Seborrheic dermatitis is a common skin condition that affects millions if not billions of people worldwide- this condition causes itchy, flaky skin, which can develop on the face or scalp. Many confuse this condition with dandruff, but dandruff is a different condition. In this article, we will discuss whether seborrheic dermatitis can affect the growth of a hair transplant.
Does Seborrheic Dermatitis Cause Hair Loss?
Generally speaking, seborrheic dermatitis does not cause hair loss. However, this condition causes inflammation and itchiness, which can cause temporary hair loss due to scratching. Excessive scratching can damage hair follicles, stunting their growth. Moreover, this damage can prematurely send the hair follicles into the telogen (resting) phase.

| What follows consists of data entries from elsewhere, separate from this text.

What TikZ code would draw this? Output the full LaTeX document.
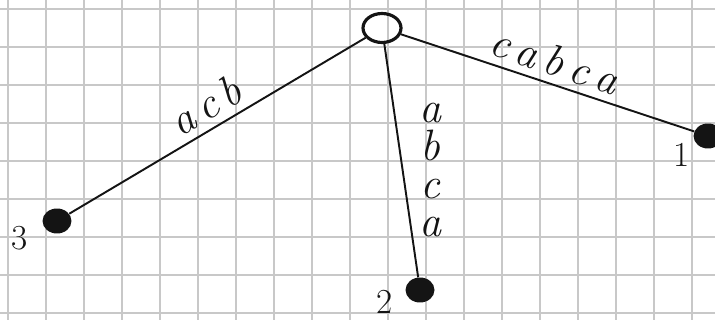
\documentclass[tikz,border=0pt]{standalone}
\usetikzlibrary{shapes.geometric}

\definecolor{skgrid}{RGB}{200,200,200}
\definecolor{skink}{RGB}{20,20,20}

\tikzset{
  gridline/.style={skgrid, line width=1.3pt},
  rootnode/.style={ellipse, draw=skink, line width=1.8pt, minimum width=0.76cm, minimum height=0.58cm, inner sep=0pt},
  leafnode/.style={ellipse, fill=skink, minimum width=0.58cm, minimum height=0.50cm, inner sep=0pt},
  edgeline/.style={skink, line width=1.1pt},
  edgelab/.style={skink, font=\fontsize{25}{21.6}\selectfont\itshape, inner sep=4pt},
  leafnum/.style={skink, font=\fontsize{20}{22}\selectfont}
}

\begin{document}
\begin{tikzpicture}[x=0.02cm, y=-0.02cm]
\useasboundingbox (0,0) rectangle (715,320);
%% squared paper
\foreach \gx in {8,46,...,710} \draw[gridline] (\gx,0) -- (\gx,320);
\foreach \gy in {9,47,...,315} \draw[gridline] (0,\gy) -- (715,\gy);

%% tree
\node[rootnode] (root) at (382,28) {};
\node[leafnode] (leaf3) at (57,221) {};
\node[leafnode] (leaf2) at (420,290) {};
\node[leafnode] (leaf1) at (708,136) {};

\draw[edgeline] (root) -- (leaf3) node[edgelab, midway, above, sloped] (lab3) {a\,c\,b};
\draw[edgeline] (root) -- (leaf1) node[edgelab, midway, above, sloped] (lab1) {c\,a\,b\,c\,a};
\draw[edgeline] (root) -- (leaf2);
\node[edgelab, align=center] (lab2) at (430,170) {a\\b\\c\\a};

%% leaf numbers
\node[leafnum] (num3) at (20,238) {3};
\node[leafnum] (num2) at (385,302) {2};
\node[leafnum] (num1) at (682,155) {1};
\end{tikzpicture}
\end{document}
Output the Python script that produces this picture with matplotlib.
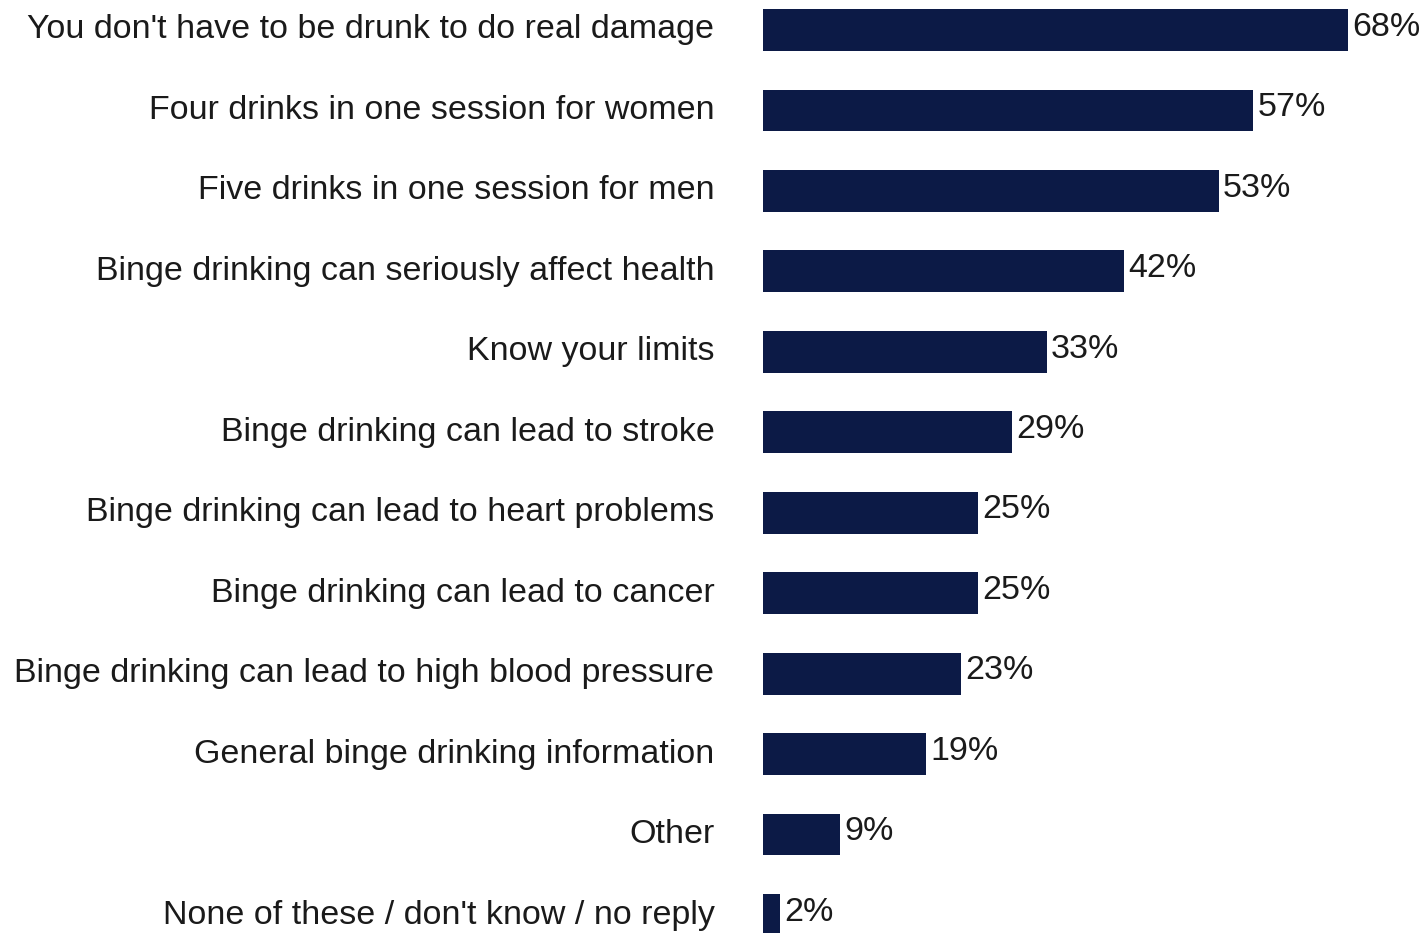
import matplotlib.pyplot as plt

# Survey answers, top to bottom
labels = [
    "You don't have to be drunk to do real damage",
    "Four drinks in one session for women",
    "Five drinks in one session for men",
    "Binge drinking can seriously affect health",
    "Know your limits",
    "Binge drinking can lead to stroke",
    "Binge drinking can lead to heart problems",
    "Binge drinking can lead to cancer",
    "Binge drinking can lead to high blood pressure",
    "General binge drinking information",
    "Other",
    "None of these / don't know / no reply",
]
values = [68, 57, 53, 42, 33, 29, 25, 25, 23, 19, 9, 2]

plt.rcParams['font.family'] = ['Liberation Sans', 'DejaVu Sans']

W, H = 1423, 933
fig = plt.figure(figsize=(W / 100, H / 100), dpi=100)
left_px = 763
ax = fig.add_axes([left_px / W, 0, 1 - left_px / W, 1])

bar_color = '#0c1a46'
text_color = '#1a1a1a'
fs = 24.5

pos = list(range(len(labels)))
ax.barh(pos, values, height=0.52, color=bar_color)

for y, v in zip(pos, values):
    ax.annotate(f"{v}%", (v, y), xytext=(3, 2), textcoords='offset points',
                va='center', ha='left', fontsize=fs, color=text_color)

ax.set_yticks(pos)
ax.set_yticklabels(labels, fontsize=fs, color=text_color, va='center')
for t in ax.get_yticklabels():
    t.set_y(t.get_position()[1])
ax.tick_params(axis='y', length=0, pad=35)
ax.set_xticks([])

# px scale: ~8.6 px per percent, ~80.5 px per row
ax.set_xlim(0, (W - left_px) / 8.6)
ax.set_ylim(11 + 18 / 80.5, -30 / 80.5)

for s in ax.spines.values():
    s.set_visible(False)

fig.savefig('out.png', dpi=100)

There are three phases to a hair follicles life cycle:
*anagen (growth phase)
*catagen (transitional period)
*telogen (resting phase)
What Causes Seborrheic Dermatitis
An overproduction of sebum causes seborrheic dermatitis, and sebum is an oil that secretes through the sebaceous glands. The medical field is unsure why this occurs, but experts believe this is due to a genetic vulnerability or auto-immune condition.
DHT, the hormone responsible for causing androgenic alopecia (genetic hair loss) found in the sebaceous glands, is thought to be secreted through sebum as well. A big reason why Nizoral (ketoconazole) shampoo is effective at treating hereditary hair loss is that it removes sebum from the scalp. Nizoral treats dandruff and seborrheic dermatitis.
Does Seborrheic Dermatitis Affect Hair Transplant Growth?
In short, possibly. Allow us to explain why. Hair transplant surgery, while minimally invasive, still has the potential to cause minor swelling and inflammation. Seborrheic dermatitis also causes redness and itching, during the first seven days after a hair transplant procedure, the grafts are vulnerable- this means any scratching, itching or inflammation can damage the grafts.
Hair transplant grafts are anchored permanently into the scalp around the ninth day if scabs are still present. However, grafts anchor into the scalp by the seventh day when the recipient area is clean and crust-free, so it is vital that patients keep their recipient clean. If patients suspect they may be suffering from seborrheic dermatitis, they should contact their hair transplant surgeon immediately for treatment.
In general, seborrheic dermatitis should not affect the outcome of a hair transplant procedure. Still, if the condition begins to aggravate the scalp, causing uncontrollable itching, then it may cause weak growth. Hair transplant patients must treat this condition before having a hair transplant procedure.